Tout ce film montre sans ambage, sans artifice mais sans guimauverie et pleurnicheries inutiles, la fin de ce jeune trentenaire. Par touche sensible, on s'attache à ce garçon. Mais à vouloir faire un film froid sans larmes excessives, Ozon réalise en fait un film trop clinique; sans âme, trop distancié pour vraiment se sentir touché par le malheur de Romain. C'est dommage car dès qu'il filme les rapports intimes entre les personnages, le drame qui est sous-jacent explose devant nos yeux. C'est dans ces scènes là que François Ozon réussit à toucher au plus prêt. Deux scènes sont très belles et réussies : celle de Romain et de son père, filmée très serrée, au plus prêt des visage, dans la voiture. Les non-dits de cette relation père/fils expliquent tellement le choix de Romain de se taire. Daniel Duval est excellent dans cette scène. Grace aux regards de l'un et de l'autre, toute la pudeur d'un père qui ne sait pas dire à son fils qu'il l'aime; toute la détresse du fils qui a besoin d'entendre qu'il est aimé de son père. Magnifique.
L'autre scène est sans aucun doute la plus belle du film. Romain et sa grand-mère, Laura, excellement jouée par Jeanne Moreau.
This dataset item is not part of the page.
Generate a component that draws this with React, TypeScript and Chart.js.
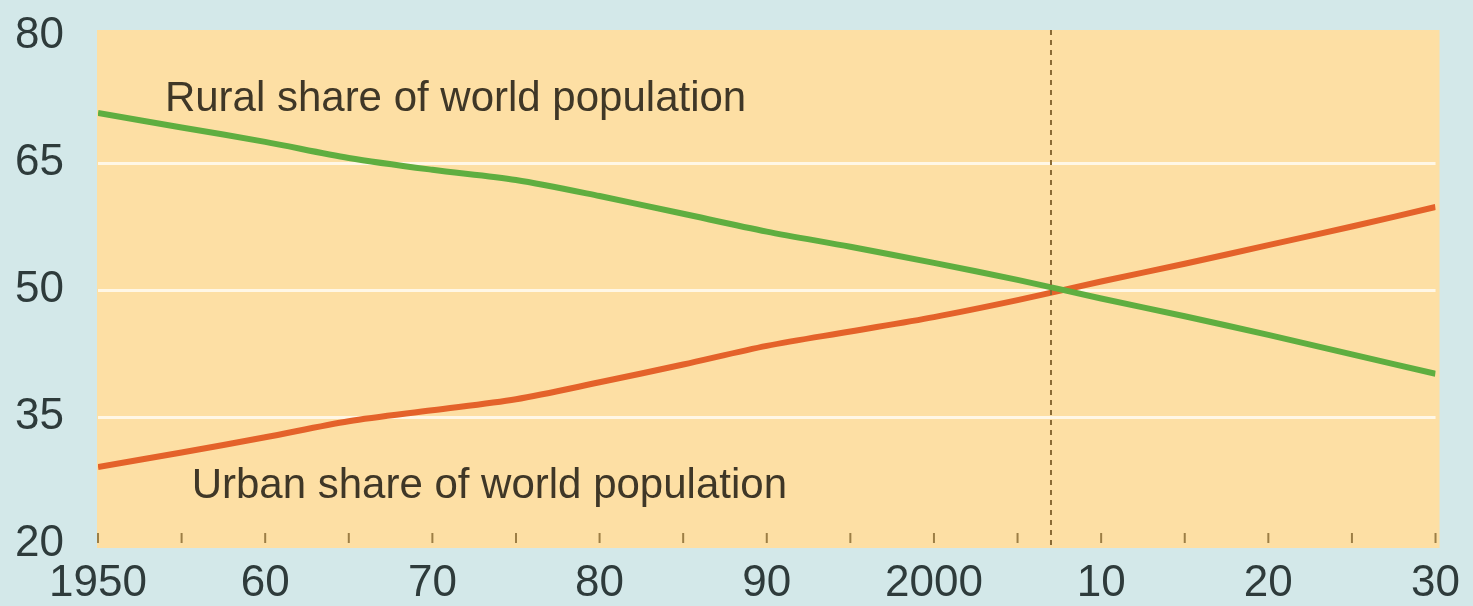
import React, { useEffect, useRef } from "react";
import { Chart, registerables } from "chart.js";

Chart.register(...registerables);

const years = [1950, 1955, 1960, 1965, 1970, 1975, 1980, 1985, 1990, 1995, 2000, 2005, 2010, 2015, 2020, 2025, 2030];
const ruralShare = [70.9, 69.2, 67.5, 65.6, 64.2, 63.0, 61.1, 59.0, 56.9, 55.1, 53.2, 51.2, 49.0, 46.9, 44.7, 42.4, 40.1];
const urbanShare = [29.1, 30.8, 32.6, 34.5, 35.8, 37.1, 39.1, 41.2, 43.4, 45.1, 46.8, 48.8, 51.0, 53.1, 55.3, 57.5, 59.8];
const yTicks = [20, 35, 50, 65, 80];
const gridValues = [35, 50, 65];
const minorTickYears = [1950, 1955, 1960, 1965, 1970, 1975, 1980, 1985, 1990, 1995, 2000, 2005, 2010, 2015, 2020, 2025, 2030];
const markerYear = 2007;
const ruralLabel = "Rural share of world population";
const urbanLabel = "Urban share of world population";

const FONT = "'Liberation Sans', Arial, Helvetica, sans-serif";

const decorPlugin = {
  id: "decor",
  beforeDraw(chart: any) {
    const { ctx, chartArea } = chart;
    ctx.save();
    ctx.fillStyle = "#fddfa4";
    ctx.fillRect(chartArea.left - 1, chartArea.top - 6, chartArea.right - chartArea.left + 5, chartArea.bottom - chartArea.top + 10);
    ctx.restore();
  },
  afterDatasetsDraw(chart: any) {
    const { ctx, chartArea, scales } = chart;
    const xs = scales.x;
    const ys = scales.y;
    ctx.save();
    ctx.strokeStyle = "#9c7e45";
    ctx.lineWidth = 2;
    for (const yr of minorTickYears) {
      const px = xs.getPixelForValue(yr);
      ctx.beginPath();
      ctx.moveTo(px, chartArea.bottom - 11);
      ctx.lineTo(px, chartArea.bottom - 1);
      ctx.stroke();
    }
    const mx = xs.getPixelForValue(markerYear);
    ctx.strokeStyle = "#8a6a35";
    ctx.lineWidth = 2;
    ctx.setLineDash([5, 5]);
    ctx.beginPath();
    ctx.moveTo(mx, chartArea.top - 6);
    ctx.lineTo(mx, chartArea.bottom + 4);
    ctx.stroke();
    ctx.setLineDash([]);
    ctx.fillStyle = "#3f3727";
    ctx.font = `42px ${FONT}`;
    ctx.textAlign = "left";
    ctx.textBaseline = "alphabetic";
    ctx.fillText(ruralLabel, xs.getPixelForValue(1954), ys.getPixelForValue(71.2));
    ctx.fillText(urbanLabel, xs.getPixelForValue(1955.6), ys.getPixelForValue(25.4));
    ctx.restore();
  },
};

export default function App() {
  const ref = useRef<HTMLCanvasElement | null>(null);
  useEffect(() => {
    if (!ref.current) return;
    const chart = new Chart(ref.current, {
      type: "line",
      data: {
        datasets: [
          {
            label: "Rural",
            data: years.map((y, i) => ({ x: y, y: ruralShare[i] })),
            borderColor: "#5fae40",
            borderWidth: 6,
            pointRadius: 0,
            tension: 0.3,
            borderCapStyle: "butt",
          },
          {
            label: "Urban",
            data: years.map((y, i) => ({ x: y, y: urbanShare[i] })),
            borderColor: "#e4622a",
            borderWidth: 6,
            pointRadius: 0,
            tension: 0.3,
            borderCapStyle: "butt",
          },
        ],
      },
      options: {
        animation: false,
        responsive: false,
        maintainAspectRatio: false,
        layout: { padding: { left: 15, right: 35, top: 36, bottom: 0 } },
        plugins: { legend: { display: false }, tooltip: { enabled: false } },
        scales: {
          x: {
            type: "linear",
            min: 1950,
            max: 2030,
            afterFit(scale: any) {
              scale.height = 62;
            },
            afterBuildTicks(scale: any) {
              scale.ticks = [1950, 1960, 1970, 1980, 1990, 2000, 2010, 2020, 2030].map((v) => ({ value: v }));
            },
            ticks: {
              autoSkip: false,
              maxRotation: 0,
              padding: 13,
              color: "#2e3b3b",
              font: { family: FONT, size: 44 },
              callback: (v: any) => {
                const n = Number(v);
                return n === 1950 || n === 2000 ? String(n) : String(n % 100).padStart(2, "0");
              },
            },
            grid: { display: false, drawTicks: false },
            border: { display: false },
          },
          y: {
            min: 20,
            max: 80,
            afterFit(scale: any) {
              scale.width = 83;
            },
            afterBuildTicks(scale: any) {
              scale.ticks = yTicks.map((v) => ({ value: v }));
            },
            ticks: {
              crossAlign: "far",
              color: "#2e3b3b",
              font: { family: FONT, size: 44 },
            },
            grid: {
              drawTicks: false,
              lineWidth: 3,
              color: (c: any) => (gridValues.includes(c.tick?.value) ? "#fff7e6" : "rgba(0,0,0,0)"),
            },
            border: { display: false },
          },
        },
      },
      plugins: [decorPlugin],
    });
    return () => chart.destroy();
  }, []);
  return (
    <div style={{ position: "fixed", left: 0, top: 0, width: 1473, height: 606, background: "#d3e8e9" }}>
      <canvas ref={ref} width={1473} height={606} style={{ width: 1473, height: 606, display: "block" }} />
    </div>
  );
}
Là aussi, plus que les mots rares ou généralistes, ce sont les regards, les gestes (tel une main négligemment posé sur l'épaule de Romain qui feuillette un album photos, le regard perdu dans une réflexion difficile) qui sont importants, qui prouvent cet amour entre eux.
Dommage que ces scènes sensibles soient si rares dans ce film.
Le Temps qui reste - François Ozon - 2005

3 commentaires:

Eltan a dit…

C'est bien, comme ca, je n'ai pas besoin d'ecrire ce que j'ai pensé du film. Je suis bien sur d'accord pour dire que la scène avec son père - parce qu'elles nous parlent -, et celles avec sa grand mère sont les moments forts du film.

Eric a dit…

J'ai oublié de parler de la scène finale du film (que je ne dévoilerais pas) mais qui est d'une beauté absolu. La solitude du héro qui a finalement accepter son sort et qui n'a plus peur. Ce coucher de soleil...

Joss a dit…

Il est pas encore dispo chez nous - hé!- mais, ça fait quelques blog que je visite qui en parle... J'ai un peu de difficultée avec Ozon... J'ai beaucoup aimé ses premiers films, mais les deux derniers,"Sous le sable" et "la piscine", je me suis considérablement emmerdé... Les images sont magnifiques, les acteurs sont justes, les thèmes sont intéressants, mais... J'ai comme l'impression qu'il cherche à faire des films avec des ingrédiants "in"... Avec des brins de scandales (que des brins)... mais ces recettes ne lèvent plus trop, je trouve... On voit bien ou il s'en va, on sent bien tous les ingrédiants, mais, on s'emmerde, non?